Which she was. Our third daughter arrived, and we had three girls under three. And the comments and questions arrived as well. So here, I present the answers, so that you may avoid the necessity of asking yourself the next time you run into a mother whose home is everything sparkly, pink, and Dora.
Frequently Asked Questions To A Mother Of Three Girls:
Q: Are you trying for a boy?
A: Without spending a whole lot of money on special sperm centrifuges, there’s little you can do to “try”. Besides, we have two toddlers and a baby. We might possibly have more on our mind than making another baby right now.
Q: Does your husband want a boy?
A: My husband loves his girls. My husband wants his girls. He wants a boy. Most guys do, or so I’m given to understand. That said, it doesn’t really matter, since he loves his girls so much and we have limited resources and cannot continue having babies until a Y chromosome hits home.
Q: Your poor husband!
A: You choose! Depending on if I like the “questioner” or not, the answer is either:
No, my LUCKY husband!
Or
Screw you.
Q: Three little girls? That must be a HANDFUL!
A: Sure. But not because they’re girls. Because I have THREE KIDS UNDER THREE!
Q: Is it true boys are easier than girls?
A: I have no clue. I only have girls. I have no basis for comparison.
Q: Well, of course, boys are easier than girls. I have two boys and they’re easy.
A: I have three girls, and they’re easy. What’s your basis for comparison?
Q: You think they’re easy now, just wait until they’re teenagers?
A: I like teenage girls.
Q: You won’t like teenage girls when they’re your own! (Bonus points here if you mention my husband and a shotgun, the syncing of menstrual cycles and PMS, or how slutty your own daughter was as a teenager and/or how much she hated you).
A: Seriously, Negative Nancy, get off my back. They’re toddlers and a baby. Let’s give them the benefit of the doubt!
Q: Do you wish you had a boy?
A: No. No, I really don’t. In a way I wish my husband could have a son to share guy things with, but given that I watch sports, drink beer, and play video games, I don’t think he’ll be hurting for every experience. And there are days I turn around and see him setting a crown on someone’s head, or talking to a My Little Pony, and I know he’s just fine.
I really don’t feel anything missing from my life. I love pink and sparkles and princesses. I think little boy clothing just isn’t all that interesting. I love ballerina tutus and fairies and dancing and flowers.
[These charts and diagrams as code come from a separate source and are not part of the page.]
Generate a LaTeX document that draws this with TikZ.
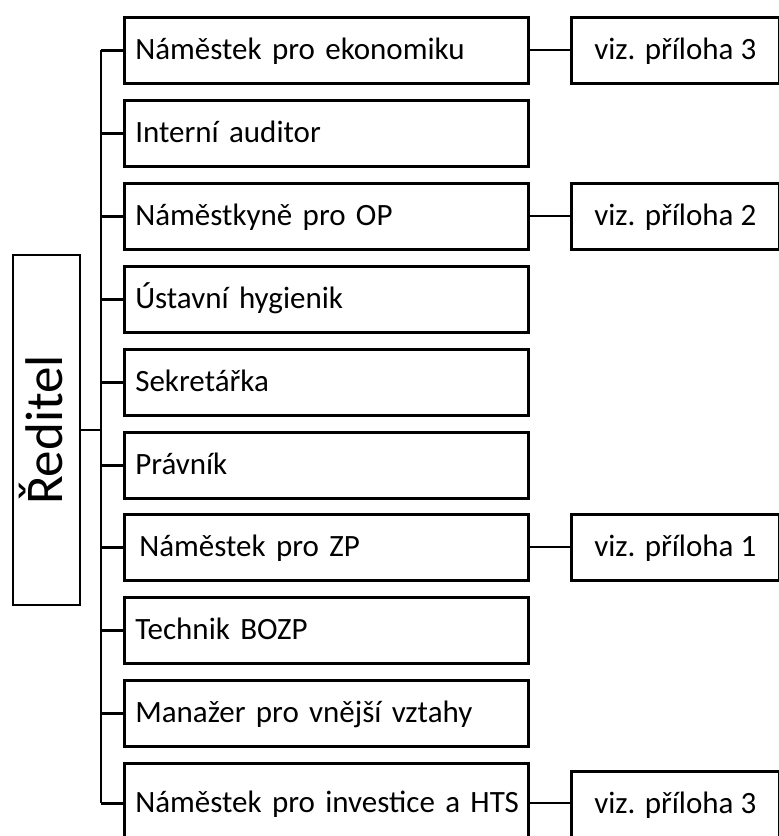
\documentclass[tikz,border=0pt]{standalone}
\usepackage{fontspec}
\setmainfont{Carlito}
\begin{document}
\begin{tikzpicture}[x=1pt,y=-1pt,
  lbl/.style={font=\fontsize{31}{36}\selectfont, text height=24pt, text depth=6pt},
  mainbox/.style={draw, line width=2.6pt, lbl, minimum width=404pt, minimum height=66pt,
    text width=382pt, inner xsep=11pt, inner ysep=0pt, anchor=north west},
  vizbox/.style={draw, line width=2.6pt, lbl, minimum width=208pt, minimum height=66pt,
    inner sep=0pt, anchor=north west},
  trunkline/.style={line width=2.8pt},
  sideline/.style={line width=2.2pt}]
\useasboundingbox (0,0) rectangle (779,836);
\clip (0,0) rectangle (779,836);
\node[draw, line width=2.6pt, rotate=90, minimum width=350pt, minimum height=67pt, inner sep=0pt,
  font=\fontsize{53}{60}\selectfont, text height=36pt, text depth=5pt] (r) at (46.5,430) {Ředitel};
\node[mainbox] (m1) at (123,16) {\mbox{Náměstek pro ekonomiku}};
\node[mainbox] (m2) at (123,99) {\mbox{Interní auditor}};
\node[mainbox] (m3) at (123,182) {\mbox{Náměstkyně pro OP}};
\node[mainbox] (m4) at (123,265) {\mbox{Ústavní hygienik}};
\node[mainbox] (m5) at (123,348) {\mbox{Sekretářka}};
\node[mainbox] (m6) at (123,431) {\mbox{Právník}};
\node[mainbox] (m7) at (123,513) {\mbox{\hspace*{4pt}Náměstek pro ZP}};
\node[mainbox] (m8) at (123,596) {\mbox{Technik BOZP}};
\node[mainbox] (m9) at (123,679) {\mbox{Manažer pro vnější vztahy}};
\node[mainbox, minimum height=80pt] (m10) at (123,762) {\mbox{Náměstek pro investice a HTS}};
\node[vizbox] (v1) at (570,16) {viz. příloha 3};
\node[vizbox] (v2) at (570,182) {viz. příloha 2};
\node[vizbox] (v3) at (570,513) {viz. příloha 1};
\node[vizbox] (v4) at (570,770) {viz. příloha 3};
\coordinate (t) at (101,0);
\draw[trunkline] (t |- m1.west) -- (t |- m10.west);
\foreach \i in {1,...,10} {\draw[trunkline] (m\i.west) -- (t |- m\i.west);}
\draw[trunkline] (r.south) -- (t |- r.south);
\draw[sideline] (m1.east) -- (v1.west);
\draw[sideline] (m3.east) -- (v2.west);
\draw[sideline] (m7.east) -- (v3.west);
\draw[sideline] (m10.east) -- (v4.west |- m10.east);
\end{tikzpicture}
\end{document}
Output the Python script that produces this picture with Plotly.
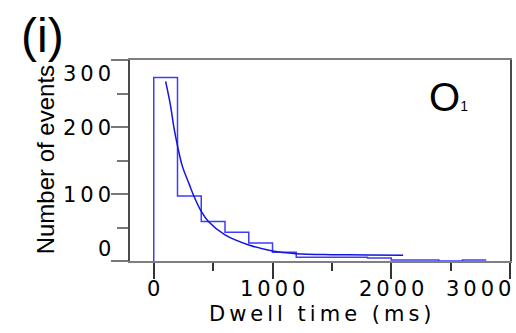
import plotly.graph_objects as go

# ---- data ----
bin_edges = [0, 200, 400, 600, 800, 1000, 1200, 1400, 1600, 1800, 2000, 2200, 2400, 2600, 2800]
counts = [274, 97, 59, 43, 27, 13, 5.5, 5.5, 5.5, 4.5, 1.5, 1.5, 0, 1.5]

fit_t = [100, 140, 170, 200, 240, 300, 340, 400, 460, 600, 800, 1000, 1200, 1500, 1800, 2100]
fit_y = [268, 233, 199, 172, 142, 114, 96, 74, 59, 39, 24, 15, 11, 9.5, 9, 8.5]

x_tickvals = [0, 1000, 2000, 3000]
x_ticktext = ["0", "1000", "2000", "3000"]
x_minorvals = [500, 1500, 2500]
y_tickvals = [0, 100, 200, 300]
y_ticktext = ["0", "100", "200", "300"]
y_minorvals = [50, 150, 250]

x_title = "Dwell time (ms)"
y_title = "Number of events"
panel_label = "(i)"
state_label = "O"
state_sub = "1"

# ---- styling ----
HIST_COLOR = "#3c3cff"
FIT_COLOR = "#1414e0"
LABEL_FONT = dict(family="DejaVu Sans", size=21, color="black")
LS = "letter-spacing:4px"

def spaced(t):
    return f'<span style="{LS}">{t}</span>'

# step outline of the histogram built from the bins
step_x = [bin_edges[0]] + bin_edges[:-1] + [bin_edges[-1]]
step_y = [0] + counts + [counts[-1]]

fig = go.Figure()
fig.add_trace(go.Scatter(x=step_x, y=step_y, mode="lines",
                         line=dict(color=HIST_COLOR, width=1.5, shape="hv"),
                         showlegend=False, hoverinfo="skip"))
fig.add_trace(go.Scatter(x=fit_t, y=fit_y, mode="lines",
                         line=dict(color=FIT_COLOR, width=1.5, shape="spline", smoothing=1),
                         showlegend=False, hoverinfo="skip"))

ann_base = dict(showarrow=False, borderpad=0, borderwidth=0)
annotations = []
# x tick labels
for i, (v, t) in enumerate(zip(x_tickvals, x_ticktext)):
    last = i == len(x_tickvals) - 1
    annotations.append(dict(ann_base, x=v, xref="x", y=-0.1378, yref="paper", text=spaced(t),
                            font=LABEL_FONT,
                            xanchor="right" if last else "center", yanchor="middle",
                            xshift=5 if last else 2))
# y tick labels
for i, (v, t) in enumerate(zip(y_tickvals, y_ticktext)):
    if i == 0:
        ya, ys = "bottom", 0
    elif i == len(y_tickvals) - 1:
        ya, ys = "top", -2
    else:
        ya, ys = "middle", -1
    annotations.append(dict(ann_base, x=0, xref="paper", y=v, yref="y", text=spaced(t),
                            font=LABEL_FONT,
                            xanchor="right", yanchor=ya, xshift=-15, yshift=ys))
# axis titles
annotations.append(dict(ann_base, x=0.502, xref="paper", y=-0.262, yref="paper",
                        text=spaced(x_title), font=LABEL_FONT,
                        xanchor="center", yanchor="middle", xshift=2))
annotations.append(dict(ann_base, x=-0.223, xref="paper", y=0.502, yref="paper",
                        text=y_title, textangle=-90,
                        font=dict(family="Liberation Sans", size=24, color="black"),
                        xanchor="center", yanchor="middle"))
# panel label and state label
annotations.append(dict(ann_base, x=-0.288, xref="paper", y=1.12, yref="paper",
                        text=panel_label,
                        font=dict(family="Liberation Sans", size=48, color="black"),
                        xanchor="left", yanchor="middle"))
annotations.append(dict(ann_base, x=0.787, xref="paper", y=0.815, yref="paper",
                        text=f'{state_label}<span style="font-size:14px">{state_sub}</span>',
                        font=dict(family="Liberation Sans", size=40, color="black"),
                        xanchor="left", yanchor="middle"))

fig.update_layout(
    width=516, height=333,
    margin=dict(l=130, r=4, t=60, b=72),
    paper_bgcolor="white", plot_bgcolor="white",
    annotations=annotations,
    xaxis=dict(range=[-200, 3000], showgrid=False, zeroline=False,
               showline=True, linecolor="#7f7f7f", linewidth=2, mirror=True,
               tickmode="array", tickvals=x_tickvals, showticklabels=False,
               ticks="outside", ticklen=16, tickwidth=2, tickcolor="#333333",
               minor=dict(tickmode="array", tickvals=x_minorvals, ticks="outside",
                          ticklen=8, tickwidth=2, tickcolor="#333333")),
    yaxis=dict(range=[0, 300], showgrid=False, zeroline=False,
               showline=True, linecolor="#4a4a4a", linewidth=2, mirror=True,
               tickmode="array", tickvals=y_tickvals, showticklabels=False,
               ticks="outside", ticklen=17, tickwidth=2, tickcolor="#777777",
               minor=dict(tickmode="array", tickvals=y_minorvals, ticks="outside",
                          ticklen=11, tickwidth=2, tickcolor="#777777")),
)

fig.write_html("out.html", config={"displayModeBar": False},
               post_script="document.body.style.margin='0px';")
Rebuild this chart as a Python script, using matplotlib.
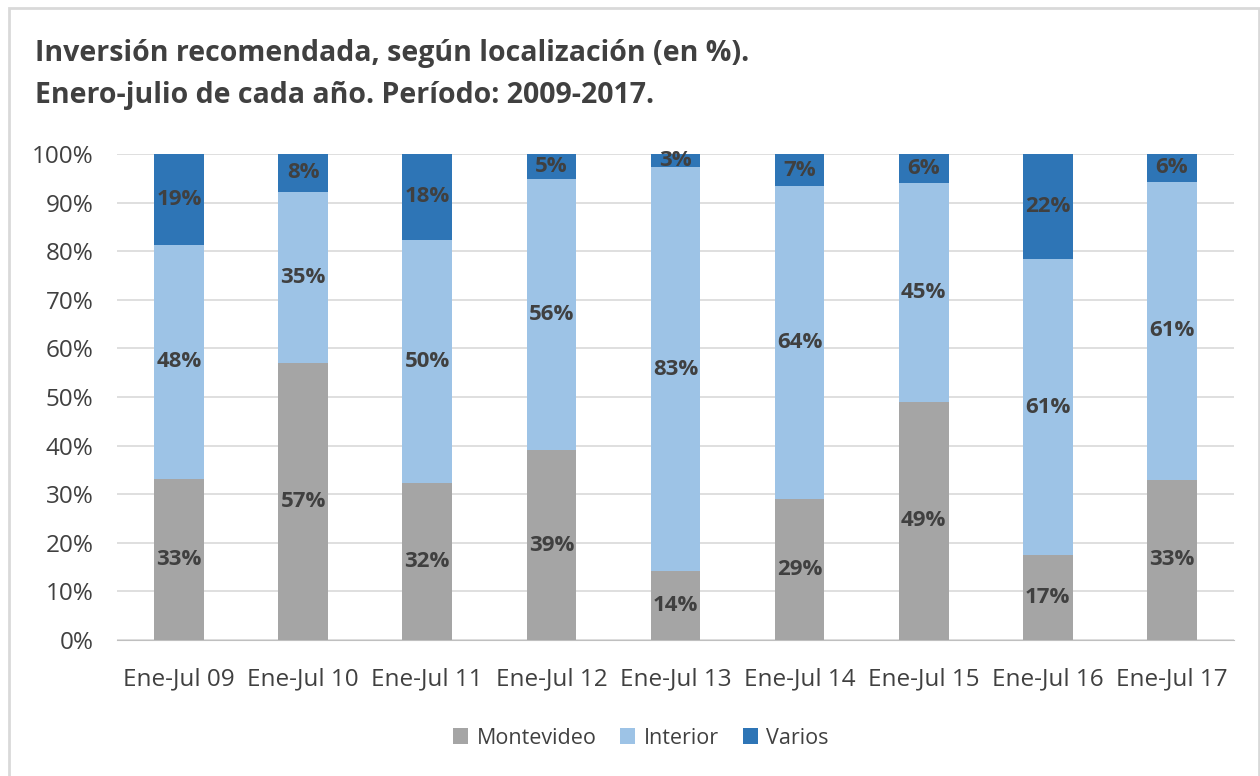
import matplotlib
matplotlib.use("Agg")
import matplotlib.pyplot as plt
import numpy as np

plt.rcParams['font.family'] = ['Open Sans', 'DejaVu Sans']

periods = ["Ene-Jul 09", "Ene-Jul 10", "Ene-Jul 11", "Ene-Jul 12", "Ene-Jul 13",
           "Ene-Jul 14", "Ene-Jul 15", "Ene-Jul 16", "Ene-Jul 17"]
montevideo = [33.2, 57.0, 32.4, 39.0, 14.1, 29.1, 49.0, 17.4, 33.0]
interior = [48.1, 35.2, 50.0, 55.9, 83.2, 64.3, 45.0, 61.0, 61.3]
varios = [18.7, 7.8, 17.6, 5.1, 2.7, 6.6, 6.0, 21.6, 5.7]

series = [("Montevideo", montevideo, "#A5A5A5"),
          ("Interior", interior, "#9DC3E6"),
          ("Varios", varios, "#2E75B6")]

fig = plt.figure(figsize=(12.6, 7.76), dpi=100)
ax = fig.add_axes([117 / 1260, 1 - 640 / 776, (1234 - 117) / 1260, (640 - 154) / 776])

x = np.arange(len(periods))
bottom = np.zeros(len(periods))
for name, vals, col in series:
    vals = np.array(vals)
    ax.bar(x, vals, 0.4, bottom=bottom, color=col, label=name, zorder=3)
    for xi, b, v in zip(x, bottom, vals):
        ax.text(xi, b + v / 2, f"{v:.0f}%", ha="center", va="center",
                fontsize=16, fontweight="bold", color="#404040", zorder=4)
    bottom += vals

ax.set_xlim(-0.5, len(periods) - 0.5)
ax.set_ylim(0, 100)
ax.set_yticks(np.arange(0, 101, 10))
ax.set_yticklabels([f"{t}%" for t in range(0, 101, 10)], fontsize=17.5, color="#404040")
ax.set_xticks(x)
ax.set_xticklabels(periods, fontsize=17.5, color="#404040")
ax.tick_params(axis="x", length=0, pad=20)
ax.tick_params(axis="y", length=0, pad=17)
ax.grid(axis="y", color="#D9D9D9", linewidth=1.2, zorder=0)
for s in ["top", "right", "left"]:
    ax.spines[s].set_visible(False)
ax.spines["bottom"].set_color("#BFBFBF")

fig.text(35 / 1260, 1 - 53 / 776, "Inversión recomendada, según localización (en %).",
         fontsize=20.5, fontweight="bold", color="#404040", va="center")
fig.text(35 / 1260, 1 - 96 / 776, "Enero-julio de cada año. Período: 2009-2017.",
         fontsize=20.5, fontweight="bold", color="#404040", va="center")

fig.legend(loc="center", bbox_to_anchor=(641 / 1260, 1 - 738 / 776), ncol=3,
           frameon=False, fontsize=15.5, handlelength=0.7, handleheight=0.7,
           handletextpad=0.4, columnspacing=1.1, labelcolor="#404040")

fig.patches.append(plt.Rectangle((9 / 1260, -0.01), 1250 / 1260, 1 - 8 / 776 + 0.01,
                                 transform=fig.transFigure, fill=False,
                                 edgecolor="#D9D9D9", linewidth=2))

fig.savefig("out.png", dpi=100)
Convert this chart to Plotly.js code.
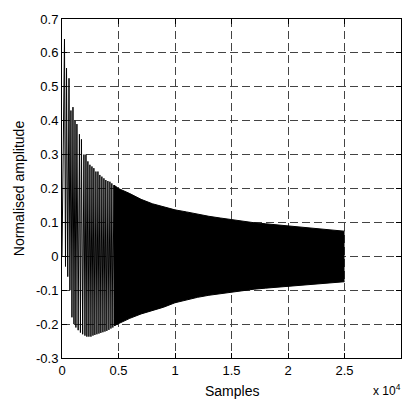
<!DOCTYPE html>
<html>
<head>
<meta charset="utf-8">
<script src="https://cdn.plot.ly/plotly-3.0.1.min.js"></script>
<style>html,body{margin:0;padding:0;background:#fff;}#chart{width:403px;height:403px;}</style>
</head>
<body>
<div id="chart"></div>
<script>
// Early, resolvable oscillation: positive peaks (sample, amplitude)
const peakSamples = [220, 400, 620, 790, 970, 1150, 1320, 1540, 1720, 1940, 2120, 2290, 2470, 2650, 2820, 3000, 3180, 3350, 3530, 3710, 3880, 4060, 4240, 4410, 4590, 4770];
const peakValues  = [0.641, 0.555, 0.525, 0.43, 0.44, 0.40, 0.39, 0.36, 0.345, 0.30, 0.30, 0.28, 0.27, 0.265, 0.26, 0.25, 0.25, 0.24, 0.235, 0.23, 0.225, 0.222, 0.22, 0.215, 0.21, 0.205];
// Early negative troughs (sample, amplitude)
const troughSamples = [0, 310, 510, 700, 880, 1060, 1230, 1430, 1630, 1830, 2030, 2200, 2380, 2560, 2740, 2910, 3090, 3270, 3440, 3620, 3800, 3970, 4150, 4330, 4500, 4680, 4860];
const troughValues  = [0.0, -0.03, -0.06, -0.10, -0.18, -0.20, -0.21, -0.218, -0.225, -0.23, -0.234, -0.237, -0.237, -0.237, -0.234, -0.232, -0.23, -0.228, -0.226, -0.224, -0.222, -0.22, -0.217, -0.213, -0.21, -0.205, -0.2];
// Dense part: envelope of the oscillation (too dense to resolve single cycles)
const envSamples = [4600, 5000, 6000, 7000, 8000, 9000, 10000, 11000, 12000, 13000, 14000, 15000, 16000, 17000, 18000, 19000, 20000, 21000, 22000, 23000, 24000, 25000];
const envUpper   = [0.21, 0.200, 0.185, 0.168, 0.155, 0.146, 0.137, 0.131, 0.124, 0.118, 0.113, 0.108, 0.103, 0.099, 0.096, 0.093, 0.090, 0.087, 0.084, 0.080, 0.077, 0.074];
const envLower   = [-0.205, -0.198, -0.183, -0.170, -0.160, -0.150, -0.137, -0.128, -0.121, -0.115, -0.110, -0.105, -0.100, -0.097, -0.094, -0.091, -0.089, -0.086, -0.083, -0.080, -0.078, -0.075];
// Axis ticks
const xTickVals  = [0, 5000, 10000, 15000, 20000, 25000, 30000];
const xTickText  = ['0', '0.5', '1', '1.5', '2', '2.5', '3'];
const yTickVals  = [-0.3, -0.2, -0.1, 0, 0.1, 0.2, 0.3, 0.4, 0.5, 0.6, 0.7];
const yTickText  = ['-0.3', '-0.2', '-0.1', '0', '0.1', '0.2', '0.3', '0.4', '0.5', '0.6', '0.7'];

// Interleave troughs and peaks into one signal path
const sigX = [], sigY = [];
for (let i = 0; i < troughSamples.length; i++) {
  sigX.push(troughSamples[i]); sigY.push(troughValues[i]);
  if (i < peakSamples.length) { sigX.push(peakSamples[i]); sigY.push(peakValues[i]); }
}

const FONT = 'Liberation Sans, Arial, sans-serif';
const traces = [
  {x: envSamples, y: envLower, mode: 'lines', line: {color: '#000', width: 1}, hoverinfo: 'skip', showlegend: false},
  {x: envSamples, y: envUpper, mode: 'lines', fill: 'tonexty', fillcolor: '#000', line: {color: '#000', width: 1}, hoverinfo: 'skip', showlegend: false},
  {x: sigX, y: sigY, mode: 'lines', line: {color: '#000', width: 1}, showlegend: false}
];

const gridStyle = {showgrid: true, gridcolor: '#444', gridwidth: 1, griddash: '8px,4px'};
const layout = {
  width: 403, height: 403,
  margin: {l: 62, r: 2, t: 19, b: 45, pad: 0},
  paper_bgcolor: '#fff', plot_bgcolor: '#fff',
  font: {family: FONT, size: 13, color: '#000'},
  showlegend: false,
  xaxis: Object.assign({
    range: [0, 30000], tickmode: 'array', tickvals: xTickVals, ticktext: xTickText,
    ticks: 'inside', ticklen: 5, tickcolor: '#000', showline: true, linecolor: '#000', linewidth: 1,
    mirror: 'ticks', zeroline: false, tickfont: {family: FONT, size: 13},
    title: {text: ''}
  }, gridStyle),
  yaxis: Object.assign({
    range: [-0.3, 0.7], tickmode: 'array', tickvals: yTickVals, ticktext: yTickText,
    ticks: 'inside', ticklen: 5, tickcolor: '#000', showline: true, linecolor: '#000', linewidth: 1,
    mirror: 'ticks', zeroline: false, tickfont: {family: FONT, size: 13},
    title: {text: 'Normalised amplitude', font: {family: FONT, size: 14}}
  }, gridStyle),
  annotations: [
    {xref: 'paper', yref: 'paper', x: 0.5, y: -0.097, xanchor: 'center', yanchor: 'middle',
     text: 'Samples', showarrow: false, font: {family: FONT, size: 14, color: '#000'}},
    {xref: 'paper', yref: 'paper', x: 1.005, y: -0.123, xanchor: 'right', yanchor: 'bottom',
     text: 'x 10<sup>4</sup>', showarrow: false, font: {family: FONT, size: 12, color: '#000'}}
  ]
};
Plotly.newPlot('chart', traces, layout, {displayModeBar: false, staticPlot: true});
</script>
</body>
</html>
And even if I were starved for a boy in theory… the kids in my house aren’t my GIRLS. They’re MY girls. I wouldn’t want them to be any different, because they’re my babies and I love them to pieces.
The questions will likely never stop, and my husband says I shouldn’t be so touchy. I’m not touchy, I’m a mom. I just can’t understand how anyone could think I consider my kids any less than perfect and complete the way they are- pink and sparkly and all mine.